Lawyers for the Alaska Republican tried but failed Wednesday to have the case thrown out on the grounds that it's unconstitutional and that some counts in the indictment were outside the statute of limitations. Stevens, 84, faces seven felony counts of knowingly taking home repairs and gifts worth more than $250,000 from the now-defunct oil-services company Veco Corp. and failing to report them on his annual Senate disclosure forms.
U.S. District Court Judge Emmet Sullivan ruled against most of the motions filed by Stevens' lawyers, including one that would have stricken language in the indictment that suggests that Stevens accepted gifts and renovations from Veco and its former chief executive, Bill Allen, in exchange for legislative favors for the Alaska-based oil services company.

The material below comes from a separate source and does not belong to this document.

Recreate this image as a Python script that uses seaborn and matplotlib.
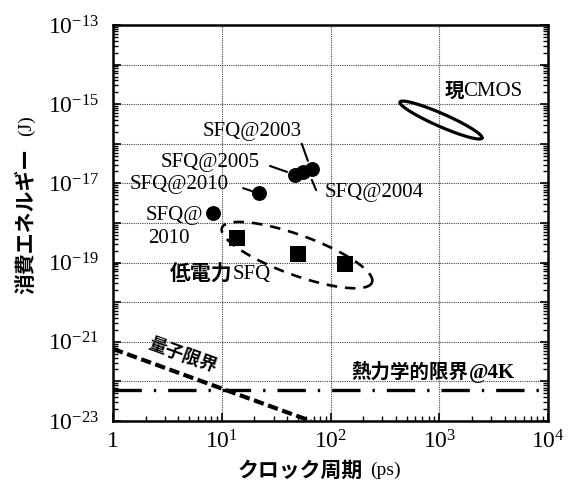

One of Stevens' three lawyers, Robert Cary, argued that the prosecutors were trying to "stink up the courtroom" with allegations of bribery when there is no evidence of a quid pro quo. In fact, Stevens was just doing his job, Cary argued, by being responsive to an Alaska-based company that employed many state residents.
"There's no great mystery or dispute that Senator Stevens listens to his constituents and he tries to help them," Cary said.
Prosecutors countered that the allegations in the indictment are key to proving their case, which hinges on charges that Stevens lied on his disclosure forms. It helps prove Stevens had a motive to hide information on the forms, said Assistant U.S. Attorney Joseph Bottini.
"He knows someone is going to look at that and say, 'Wait a second, he's getting stuff from Veco and Allen and he wrote a letter on their behalf,'" Bottini said, adding that prosecutors will try to prove Stevens knew that if he put the gifts on his disclosure form, he would face consequences.
"Someone's going to look at that and go, 'Ah-ha!'" Bottini said.
Sullivan is expected to issue additional rulings on two key issues leading up to the trial. He will determine whether evidence in the case violates constitutional separations that keep lawmakers from being prosecuted for their legislative actions in the halls of Congress.
Sullivan also will rule on whether prosecutors can introduce a wide array of other evidence to boost their case, including showing that Stevens hid a $31,000 loan from a friend and then parlayed it into $129,250 in real estate gains.
Stevens did not attend Wednesday's hearing. He faces Anchorage Mayor Mark Begich, a Democrat, in the Nov. 4 election.